Surabaya, IDN Times – Penurunan pendapatan daerah Jawa Timur dalam APBD 2026 memicu sorotan tajam dari dua fraksi besar DPRD Jatim, khususnya terkait strategi pemprov mengamankan fiskal di tengah ruang anggaran yang makin sempit. Pendapatan Jatim tahun depan dipatok Rp26,30 triliun, anjlok Rp1,96 triliun atau 6,94 persen dari usulan awal, dan turun drastis Rp9,17 triliun dibanding realisasi 2024.
Fraksi PDI Perjuangan menyebut penurunan pendapatan, terutama dari Transfer ke Daerah (TkD) yang jatuh hingga 24 persen akibat kebijakan konsolidasi fiskal nasional, sebagai sinyal serius bagi kemandirian ekonomi daerah. Juru Bicara Fraksi, Y Ristu Nugroho, menilai kondisi ini harus dijawab dengan strategi konkret memperkuat sumber pendapatan alternatif.

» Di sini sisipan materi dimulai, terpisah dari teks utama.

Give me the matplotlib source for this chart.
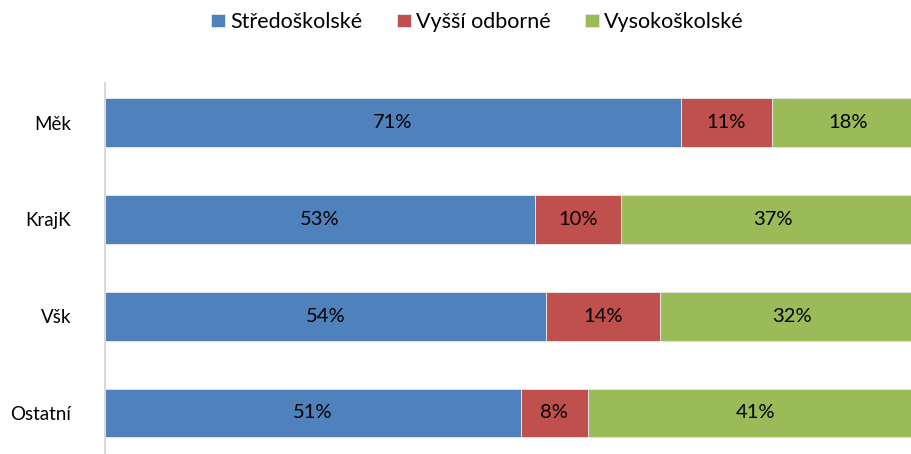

“Ini sinyal serius bagi keberlanjutan fiskal Jatim. Tingginya ketergantungan pada pusat menunjukkan lemahnya kemandirian daerah,” ujar Ristu.
Belanja daerah 2026 turut menurun menjadi Rp27,22 triliun. Namun Fraksi PDIP menilai struktur belanja menunjukkan ketimpangan. Sebesar 75 persen belanja operasi, sementara belanja modal hanya 5 persen. Bagi fraksi, kondisi ini mengharuskan efisiensi berkualitas.
“Efisiensi bukan sekadar menghemat. Efisiensi berarti memastikan setiap rupiah memberi manfaat bagi rakyat,” tegas Ristu.
PDIP juga menyoroti defisit Rp916,73 miliar yang ditutup dari SiLPA Rp7,28 triliun. Bagi mereka, besarnya SiLPA justru menunjukkan lemahnya serapan anggaran dan perencanaan. Karena itu, PDIP mendorong pemerintah provinsi melakukan reformasi pendapatan secara progresif, dari pajak yang berkeadilan, insentif UMKM, hingga perluasan basis pajak ke sektor hijau dan ekonomi digital.
Struktur PAD Jatim masih ditopang 76 persen oleh pajak daerah, terutama PKB dan BBNKB. PDIP menilai ketergantungan pada pajak konsumtif ini tidak berkelanjutan. Mereka mendorong revitalisasi BUMD yang kontribusinya stagnan, termasuk evaluasi menyeluruh, agenda profesionalisasi, dan percepatan transformasi bisnis yang sejalan dengan kebutuhan daerah.
Ristu juga mendorong kenaikan DBHCHT dari 3 persen menjadi 5 persen sebagai langkah memperkuat fiskal daerah. “APBD 2026 harus menjadi anggaran gotong royong, yang berpijak pada keberpihakan dan akuntabilitas,” tegas Ristu.
Sementara itu, Fraksi PKB juga menyuarakan keprihatinan mendalam. Menurut juru bicara fraksi, Ibnu Alfandy Yusuf, pendapatan daerah turun Rp2,8 triliun dibanding APBD 2025, dan PAD yang menjadi tumpuan justru stagnan. Tahun 2026, PAD hanya diproyeksikan tumbuh 2 persen, bahkan kontraksi Rp5,9 triliun atau 26 persen dari realisasi 2024.
PKB menilai hal ini sebagai bukti bahwa reformasi fiskal daerah belum berjalan efektif. Mereka menuntut langkah konkret. "Berupa pengawasan pendapatan yang lebih ketat, perbaikan basis data wajib pajak, dan fokus pada sektor-sektor yang mengalami penurunan paling tajam," pungkasnya.